The trade secretary, Liam Fox, has said the UK needs to accept that the “world does not owe us a living” as he sought to explain his controversial comments that British businesses had become fat and lazy.
“As a country, we have become too easy with the idea that the world owes us a living. The world doesn’t owe us a living. And we’ve just now got to probe all the areas where we could be making changes,” Fox told the Spectator.
“Government, the financial sector, culture, all of them will have to play a part.

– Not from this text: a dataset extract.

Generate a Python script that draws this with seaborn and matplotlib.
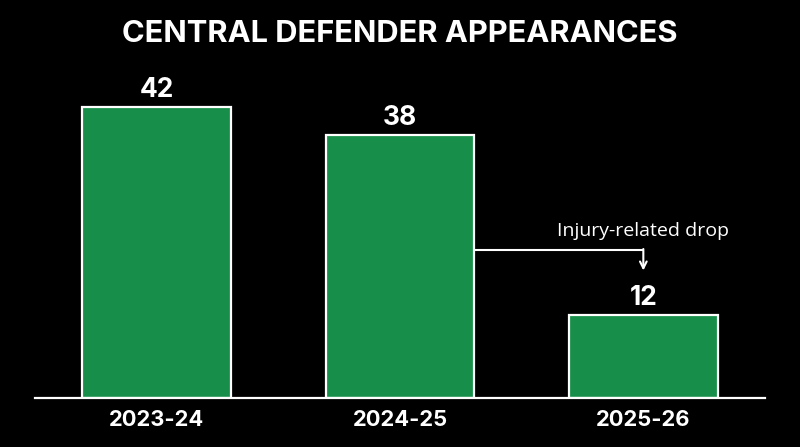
import matplotlib
matplotlib.use("Agg")
import matplotlib.pyplot as plt
import seaborn as sns
import pandas as pd

seasons = ["2023-24", "2024-25", "2025-26"]
appearances = [42, 38, 12]
title = "CENTRAL DEFENDER APPEARANCES"
note = "Injury-related drop"

sns.set_theme(style="dark")
plt.rcParams['font.family'] = ['Inter', 'DejaVu Sans']

df = pd.DataFrame({"season": seasons, "apps": appearances})

fig = plt.figure(figsize=(8, 4.47), dpi=100, facecolor="black")
ax = fig.add_axes([35/800, 49/447, 730/800, 338/447])
ax.set_facecolor("black")

sns.barplot(data=df, x="season", y="apps", color="#178f4a", saturation=1,
            width=0.61, edgecolor="white", linewidth=1.6, ax=ax)

ax.set_xlim(-0.5, 2.5)
ax.set_ylim(0, 338/6.93)
for s in ["top", "right", "left"]:
    ax.spines[s].set_visible(False)
ax.spines["bottom"].set_visible(True)
ax.spines["bottom"].set_color("white")
ax.spines["bottom"].set_linewidth(1.6)
ax.set_yticks([])
ax.grid(False)
ax.set_xlabel("")
ax.set_ylabel("")
ax.tick_params(axis="x", length=0, pad=9, colors="white")
for lab in ax.get_xticklabels():
    lab.set_fontsize(15.8)
    lab.set_fontweight("bold")
    lab.set_color("white")

for i, v in enumerate(appearances):
    ax.text(i, v + 0.6, str(v), ha="center", va="bottom", color="white",
            fontsize=19, fontweight="bold")

# annotation
bar_half = 0.61 / 2
y_line = 21.4
ax.plot([1 + bar_half, 2], [y_line, y_line], color="white", lw=1.5,
        solid_capstyle="butt")
ax.annotate("", xy=(2, 18.4), xytext=(2, y_line + 0.1),
            arrowprops=dict(arrowstyle="->", color="white", lw=1.5,
                            shrinkA=0, shrinkB=0, mutation_scale=12))
ax.text(2, y_line + 1.4, note, ha="center", va="bottom", color="white",
        fontsize=14, family=["Open Sans", "DejaVu Sans"])

fig.text(0.5, 1 - 34/447, title, ha="center", va="center", color="white",
         fontsize=22.2, fontweight="bold")

fig.savefig("out.png", dpi=100, facecolor="black")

Because one thing’s for sure, we can’t continue with the trajectory we’ve got now, falling behind with exports as a proportion of our GDP.”
He also said the press and public discourse would be poorer if politicians did not make spontaneous remarks.

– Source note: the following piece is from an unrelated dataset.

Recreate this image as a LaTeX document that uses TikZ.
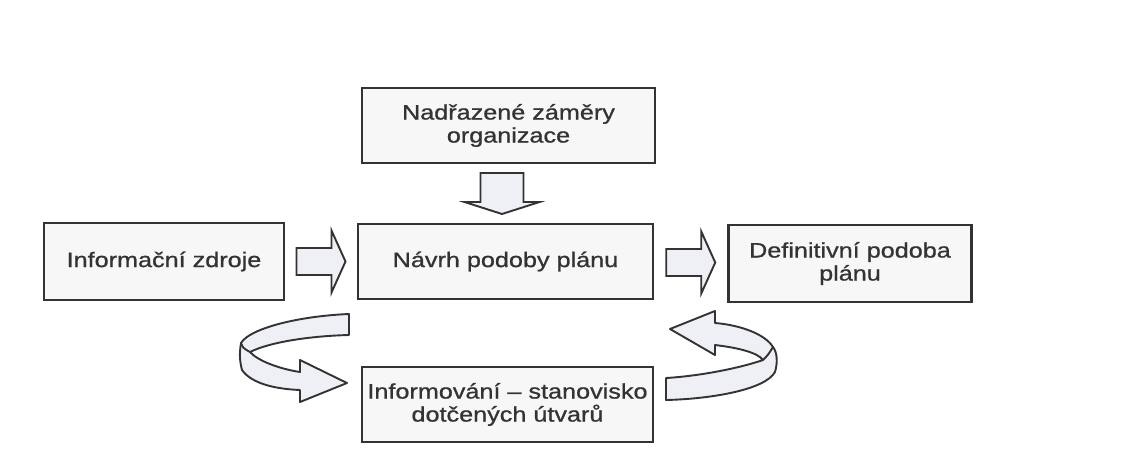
\documentclass[tikz,border=0pt]{standalone}
\usepackage{fontspec}
\setmainfont{Liberation Sans}[FakeStretch=1.2,FakeBold=0.9]
\usetikzlibrary{calc}
\definecolor{ink}{HTML}{333333}
\definecolor{boxfill}{HTML}{F7F7F8}
\definecolor{arrfill}{HTML}{EEF0F6}
\begin{document}
\begin{tikzpicture}[x=1pt,y=-1pt,
  box/.style={draw=ink,line width=2.6pt,fill=boxfill,align=center,inner sep=0pt,
    text=ink,font=\fontsize{21}{23}\selectfont},
  blockarr/.style={draw=ink,line width=1.9pt,fill=arrfill,line join=miter},
  curvarr/.style={draw=ink,line width=1.9pt,fill=arrfill,line join=round},
  rblock/.pic={\draw[blockarr] (-24.5,-13.5) -- (10.5,-13.5) -- (10.5,-31) -- (24.5,0)
      -- (10.5,31) -- (10.5,13.5) -- (-24.5,13.5) -- cycle;},
  dblock/.pic={\draw[blockarr] (-21.5,-20.5) -- (21.5,-20.5) -- (21.5,8.5) -- (37.5,8.5)
      -- (0,20.5) -- (-37.5,8.5) -- (-21.5,8.5) -- cycle;}]
\fill[white] (0,0) rectangle (1135,459);
\useasboundingbox (0,0) rectangle (1135,459);

\node[box,minimum width=293pt,minimum height=75pt] (top) at (508.5,125.5) {Nadřazené záměry\\organizace};
\node[box,minimum width=295pt,minimum height=75pt] (mid) at (505.5,261.5) {Návrh podoby plánu};
\node[box,minimum width=240pt,minimum height=77pt] (left) at (164,261.5) {Informační zdroje};
\node[box,minimum width=243pt,minimum height=77pt] (right) at (850,263.5) {Definitivní podoba\\plánu};
\node[box,minimum width=291pt,minimum height=75pt] (bot) at (507.5,404.5) {Informování – stanovisko\\dotčených útvarů};

\coordinate (a1) at ($(left.east)!0.5!(mid.west)$);
\coordinate (a2) at ($(mid.east)!0.5!(right.west)$);
\coordinate (a3) at ($($(top.south)!0.5!(mid.north)$)+(-5,0)$);
\pic at (a1) {rblock};
\pic at (a2) {rblock};
\pic at (a3) {dblock};

% left loop arrow (from mid back to bottom)
\draw[curvarr] (349,314) .. controls (300,316) and (250,328) .. (241,343)
  .. controls (239,355) and (240,362) .. (242,370)
  .. controls (252,384) and (276,389) .. (300,390)
  -- (300,402) -- (347,383) -- (300,360) -- (300,372)
  .. controls (280,369) and (258,361) .. (250,352)
  .. controls (270,342) and (310,336) .. (349,335) -- cycle;
\draw[curvarr] (241,343) .. controls (243,348) .. (250,352);

% right loop arrow (from bottom back to mid)
\draw[curvarr] (666,400) .. controls (710,399) and (765,390) .. (775,372)
  .. controls (778,362) and (777,352) .. (773,347)
  .. controls (765,334) and (740,325) .. (715,323)
  -- (715,311) -- (670,329) -- (715,355) -- (715,345)
  .. controls (740,348) and (758,353) .. (763,360)
  .. controls (740,368) and (700,376) .. (666,378) -- cycle;
\draw[curvarr] (763,360) .. controls (768,355) .. (773,347);
\end{tikzpicture}
\end{document}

Fox, who is one of three Eurosceptics running departments strongly involved in the Brexit process, also predicted that the UK will have left the EU by the next election. “If you don’t want to leave, you can always find reasons not to do it,” he said, suggesting that next year’s French and German elections were not a justification to delay triggering article 50.
“The Germans have got a lot more to think about in their election than that,” he said. “I think that the migrant crisis, French economic crisis, potential Italian banking crisis will be much further up their agenda.”

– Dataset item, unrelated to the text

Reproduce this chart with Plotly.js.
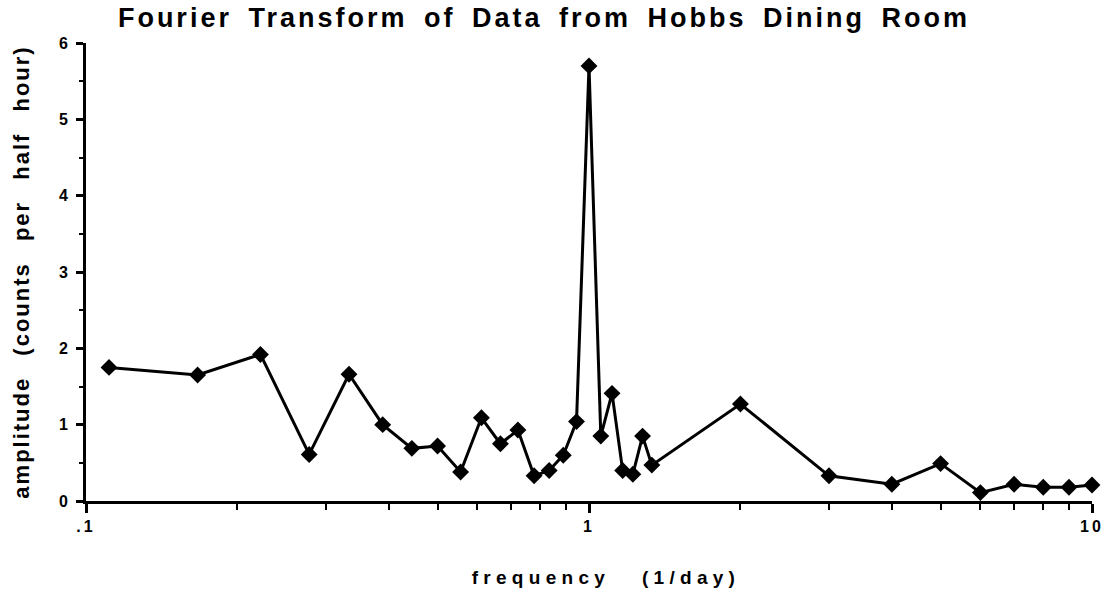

He said that even without Brexit the framework of the EU was “beginning to peel away”, and that the bloc remained at risk of imploding regardless of the UK’s membership. “I guess Germany worries, because we were their main allies in bringing some economic rigour to the system. If I were a German politician I would be worried that, without Britain, Germany has the potential to become the greatest ATM in global history,” he said.